Friends came over one Friday night. One was a big Italian named Blackjack. He rode a Shovel also, but it was one of those newfangled ones with an alternator instead of a generator. And Blackjack loved to screw with Dieu. Fine, save me the trouble and aggravation. We went out riding, the four of us, stayed out way too late and were flaked out the next morning. Blackjack’s cute-as-a-button ol’ lady (a tiny little thang) needed to make a run to the store, got up and walked clean through the closed sliding glass door (tiny little thang, yes; head hard as a rock, yes, too). Glass exploded onto the back patio area, showering both bikes, but not a cut on Button. So we cleaned up the mess, explained our problem to maintenance and were told there would not be a replacement door available until Monday. So we stood the sofa on its end and shoved it in the gaping space, hoping to maybe keep some of the mosquitoes outside and keep some of the AC inside. But with a 4” gap at the top, it was half-assed at best. Little did we know that fecal-feline was eyeing that space with evil intentions.

 

Got up the next morning, Dieu had vanished, gone, disappeared, was no more. Good, except… my gal simply would not have it. Next thing I know Blackjack and Button are back and we are on patrol, scouring the neighborhood. By this time it’s noon, and we needed beer if we were to continue this feline scavenger hunt. So I hop in the truck and start to back out when I spy the little dump-nudnik on the apartment roof, the second story roof. My gal goes ballistic, demanding I rescue fur-butt. So I climb the stairs to the neighbor’s balcony and, with the help of Blackjack, climb up on the banister railing with some cat chow in an attempt to lure the creature close enough for a grab. Well, like I said earlier, little shit didn’t like me before and sure as hell didn’t want to cooperate at this point in his soon-to-be short life. I figured I only had one shot, so, timing it with the skills of a cat ninja whisperer, I offered the food and made for a grab when he got within range. While Blackjack steadied my legs and I had a death grip on the gutter, I looked below and realized that if I slipped, I’d most likely be impaled on my scooter’s 36″ pointy sissybar. Yep, most likely right up the ol’ pooper.
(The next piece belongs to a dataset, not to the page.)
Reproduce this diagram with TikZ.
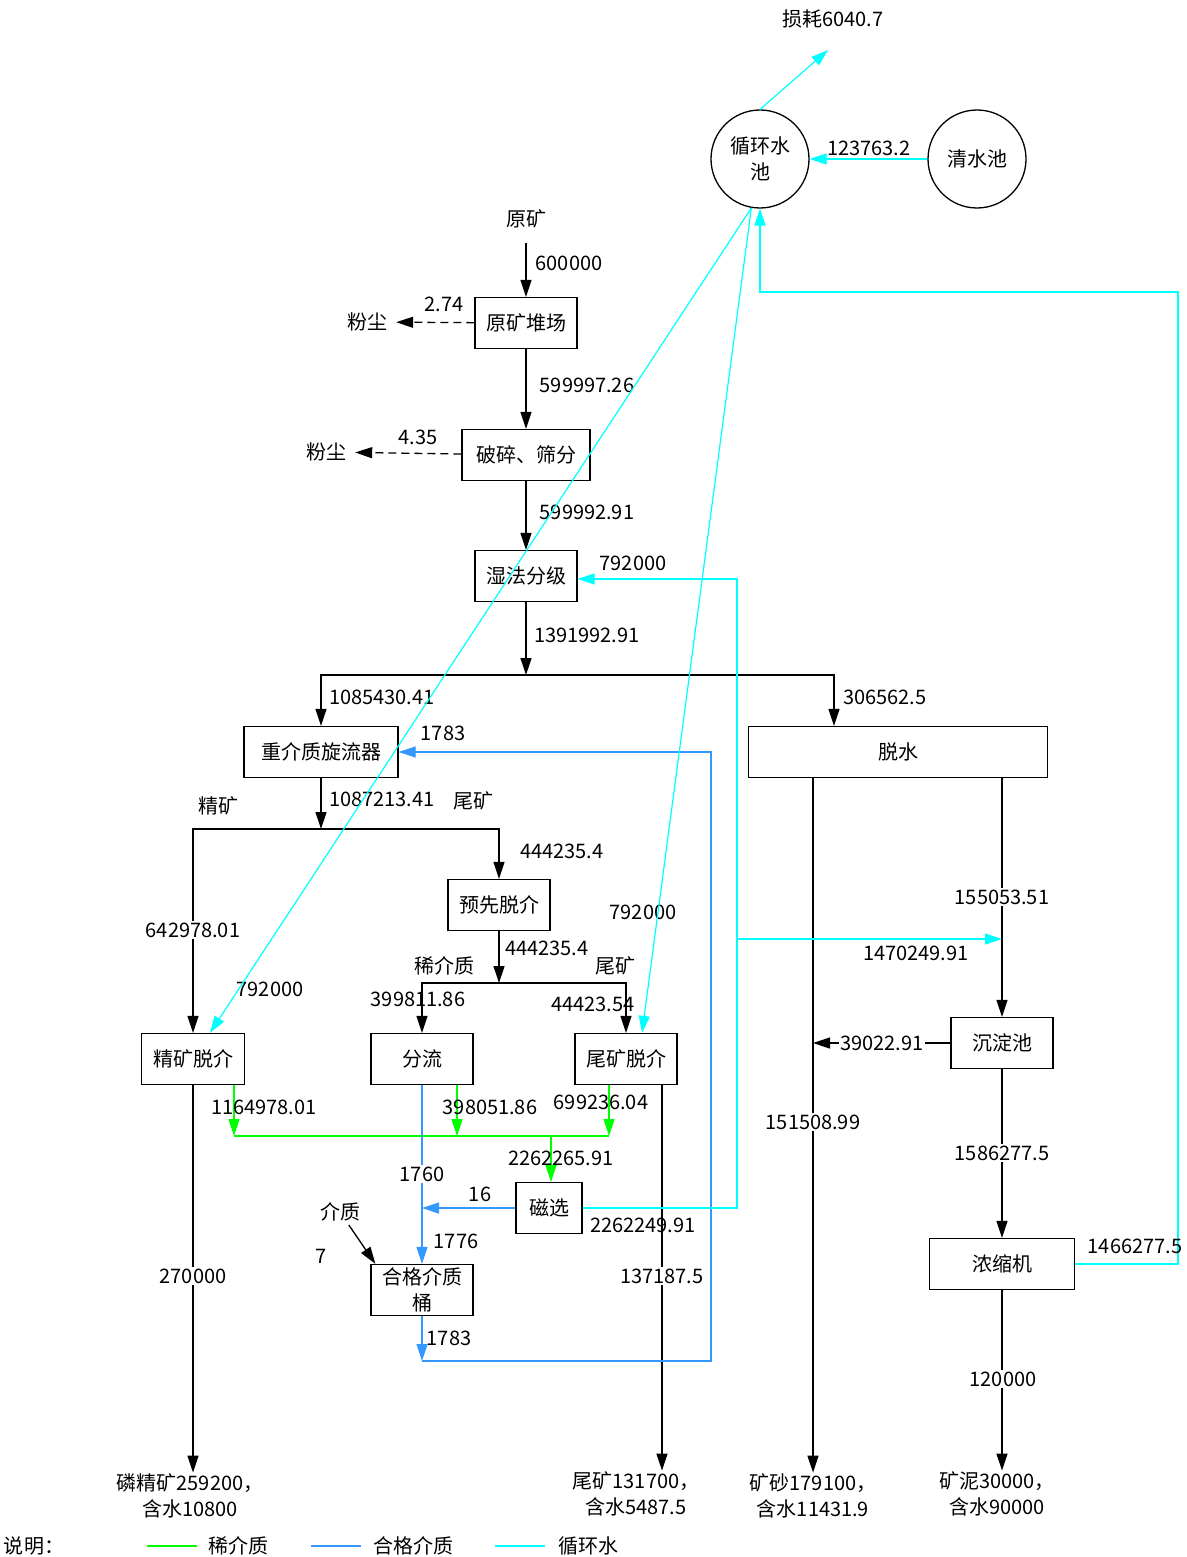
\documentclass[tikz,border=0pt]{standalone}
\usepackage{fontspec}
\setmainfont{Noto Sans CJK SC}
\usetikzlibrary{arrows.meta}
\definecolor{dilmed}{RGB}{0,255,0}
\definecolor{goodmed}{RGB}{51,153,255}
\definecolor{cycwater}{RGB}{0,255,255}

\begin{document}
\begin{tikzpicture}[x=1pt,y=-1pt,
    every node/.style={font=\fontsize{20}{26}\selectfont, inner sep=1pt},
    unit/.style={draw, line width=1.3pt, minimum height=51pt, minimum width=#1, inner sep=0pt, align=center},
    pool/.style={draw, circle, line width=1.3pt, minimum size=98pt, inner sep=0pt, align=center},
    onl/.style={fill=white, inner sep=2pt},
    flow/.style={line width=1.3pt, -{Triangle[length=17pt,width=11pt]}},
    dust/.style={flow, dash pattern=on 8pt off 5pt, shorten >=8pt},
    water/.style={cycwater, line width=1.2pt, -{Triangle[length=17pt,width=11pt]}},
    dil/.style={dilmed, line width=1.2pt, -{Triangle[length=17pt,width=11pt]}},
    med/.style={goodmed, line width=1.2pt, -{Triangle[length=17pt,width=11pt]}}]
      \useasboundingbox (0,0) rectangle (1186,1557);
      % pools
      \node[pool] (xhs) at (760,159) {循环水\\池};
      \node[pool] (qsc) at (977,159) {清水池};
      \node (sh) at (833,19) {损耗6040.7};
      \coordinate (shend) at (828,50);
      % main line
      \node (yk) at (526,219) {原矿};
      \node[unit=102pt] (dui) at (526,323) {原矿堆场};
      \node[unit=128pt] (psf) at (526,455) {破碎、筛分};
      \node[unit=102pt] (sffj) at (526,576) {湿法分级};
      \node (fc1) at (367,322) {粉尘};
      \node (fc2) at (326,452) {粉尘};
      \coordinate (j1) at (526,675);
      \node[unit=154pt] (zjz) at (321,752) {重介质旋流器};
      \node[unit=299pt] (ts) at (898,752) {脱水};
      \coordinate (j2) at (321,829);
      \node[unit=102pt] (yxtj) at (499,905) {预先脱介};
      \coordinate (j3) at (499,983);
      \node[unit=103pt] (jktj) at (193,1059) {精矿脱介};
      \node[unit=102pt] (fl) at (422,1059) {分流};
      \node[unit=102pt] (wtj) at (626,1059) {尾矿脱介};
      \node[unit=66pt] (cx) at (549,1208) {磁选};
      \node[unit=102pt] (hgt) at (422,1290) {合格介质\\桶};
      \node (jz) at (340,1212) {介质};
      \node[unit=102pt] (cdc) at (1002,1043) {沉淀池};
      \node[unit=145pt] (nsj) at (1002,1264) {浓缩机};
      % products
      \node[align=center] (ljk) at (190,1496) {磷精矿259200，\\含水10800};
      \node[align=center] (wk) at (636,1494) {尾矿131700，\\含水5487.5};
      \node[align=center] (ks) at (813,1496) {矿砂179100，\\含水11431.9};
      \node[align=center] (kn) at (997,1494) {矿泥30000，\\含水90000};
      \coordinate (wtout) at ([xshift=36pt]wtj.south);
      \coordinate (tsl) at ([xshift=-85pt]ts.south);
      \coordinate (tsr) at ([xshift=104pt]ts.south);
      % ore flow
      \draw[flow, shorten <=14pt] (yk) -- (dui);
      \draw[flow] (dui) -- (psf);
      \draw[flow] (psf) -- (sffj);
      \draw[dust] (dui) -- (fc1);
      \draw[dust] (psf) -- (fc2);
      \draw[flow] (sffj) -- (j1);
      \draw[flow] (j1) -| (zjz.north);
      \draw[flow] (j1) -| ([xshift=-64pt]ts.north);
      \draw[flow] (zjz) -- (j2);
      \draw[flow] (j2) -| (jktj.north);
      \draw[flow] (j2) -| (yxtj.north);
      \draw[flow] (yxtj) -- (j3);
      \draw[flow] (j3) -| (fl.north);
      \draw[flow] (j3) -| (wtj.north);
      \draw[flow] (jktj) -- (jktj.south |- ljk.north);
      \draw[flow] (wtout) -- (wtout |- wk.north);
      \draw[flow] (tsl) -- (tsl |- ks.north);
      \draw[flow] (tsr) -- (cdc.north);
      \draw[flow] (cdc.west) -- (cdc.west -| tsl);
      \draw[flow] (cdc) -- (nsj);
      \draw[flow] (nsj) -- (nsj.south |- kn.north);
      \draw[flow, shorten <=3pt] (jz) -- ([xshift=5pt]hgt.north west);
      % dilute medium
      \coordinate (g1) at (234,1136);
      \coordinate (g3) at (609,1136);
      \draw[dil] ([xshift=41pt]jktj.south) -- (g1);
      \draw[dil] ([xshift=35pt]fl.south) -- ++(0,51);
      \draw[dil] (g3 |- wtj.south) -- (g3);
      \draw[dil, -] (g1) -- (g3);
      \draw[dil] ([xshift=2pt]cx.north |- g1) -- ([xshift=2pt]cx.north);
      % good medium
      \coordinate (b1) at (422,1361);
      \draw[med] (fl) -- (hgt);
      \draw[med] (cx) -- (cx.west -| hgt);
      \draw[med] (hgt) -- (b1);
      \draw[med] (b1) -- (711,1361) |- (zjz.east);
      % water
      \coordinate (w1) at (737,939);
      \coordinate (mix) at (1002,939);
      \draw[water] (qsc) -- (xhs);
      \draw[water] (xhs.north) -- (shend);
      \draw[water] (nsj.east) -| (1178,292) -| (xhs.south);
      \draw[water] (cx.east) -| (w1) |- ([yshift=-3pt]sffj.east);
      \draw[water] (w1) -- (mix);
      % labels
      \node at (869,148) {123763.2};
      \node at (569,263) {600000};
      \node at (444,304) {2.74};
      \node at (587,385) {599997.26};
      \node at (418,437) {4.35};
      \node at (587,512) {599992.91};
      \node at (633,563) {792000};
      \node at (587,635) {1391992.91};
      \node at (382,697) {1085430.41};
      \node at (885,697) {306562.5};
      \node at (443,733) {1783};
      \node at (382,799) {1087213.41};
      \node at (473,801) {尾矿};
      \node at (218,806) {精矿};
      \node at (562,851) {444235.4};
      \node[onl] at (1002,897) {155053.51};
      \node at (643,912) {792000};
      \node[onl] at (193,930) {642978.01};
      \node at (547,948) {444235.4};
      \node at (916,953) {1470249.91};
      \node at (444,966) {稀介质};
      \node at (615,966) {尾矿};
      \node at (270,989) {792000};
      \node at (418,999) {399811.86};
      \node at (593,1004) {44423.54};
      \node[onl, inner sep=1pt] at (882,1043) {39022.91};
      \node at (264,1107) {1164978.01};
      \node at (490,1107) {398051.86};
      \node at (601,1102) {699236.04};
      \node[onl] at (813,1122) {151508.99};
      \node[onl] at (1002,1153) {1586277.5};
      \node at (561,1158) {2262265.91};
      \node[onl] at (422,1174) {1760};
      \node at (480,1194) {16};
      \node at (643,1225) {2262249.91};
      \node at (456,1241) {1776};
      \node at (1135,1246) {1466277.5};
      \node at (321,1256) {7};
      \node[onl] at (193,1276) {270000};
      \node[onl] at (662,1276) {137187.5};
      \node at (449,1338) {1783};
      \node[onl] at (1003,1379) {120000};
      % water to the classifiers
      \draw[water] (xhs.260) -- ([xshift=17pt]jktj.north);
      \draw[water] (xhs.260) -- ([xshift=16pt]wtj.north);
      % legend
      \node (sm) at (34,1546) {说明：};
      \draw[dil, -] (147,1546) -- (197,1546);
      \node at (238,1546) {稀介质};
      \draw[med, -] (311,1546) -- (361,1546);
      \node at (413,1546) {合格介质};
      \draw[water, -] (495,1546) -- (545,1546);
      \node at (588,1546) {循环水};
\end{tikzpicture}
\end{document}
And then, for some unknown reason, after my lunge and a successful handful of pussy, black-crap decided at this point he really liked living on the roof and latched onto a shingle and refused to let go. I was eventually able to rip him free and, although I should have just tossed him to the ground, I held on with massive biting and scratching ensuing.

 

All three of us climbed down; me, Blackjack and one pissed off cat determined to exsanquinate all my bodily fluids through my right forearm. I tossed him in the bathroom, slammed the door and took off with Blackjack for a celebratory cerveza. We came back an hour later and there was my gal, holding and stroking her cat. But of course it wasn’t the one I’d rescued off the roof. No that one was unfortunately an innocent bystander cat that bore an uncanny resemblance to shit-muffin. Dieu had shown up minutes after we rode off, apparently waiting for our departure to reveal himself. My gal and Button had already released the copy-cat with the unknown identity.

 

Six months later, Dieu ran away again. I found him, flat as a pancake near the freeway feeder road after about a week. And while I love all animals, and hate to see any die, especially in a horrific way, I can only hope that when it was Dieu’s time to give up that ninth life, I sure hope it was a Harley that did him in.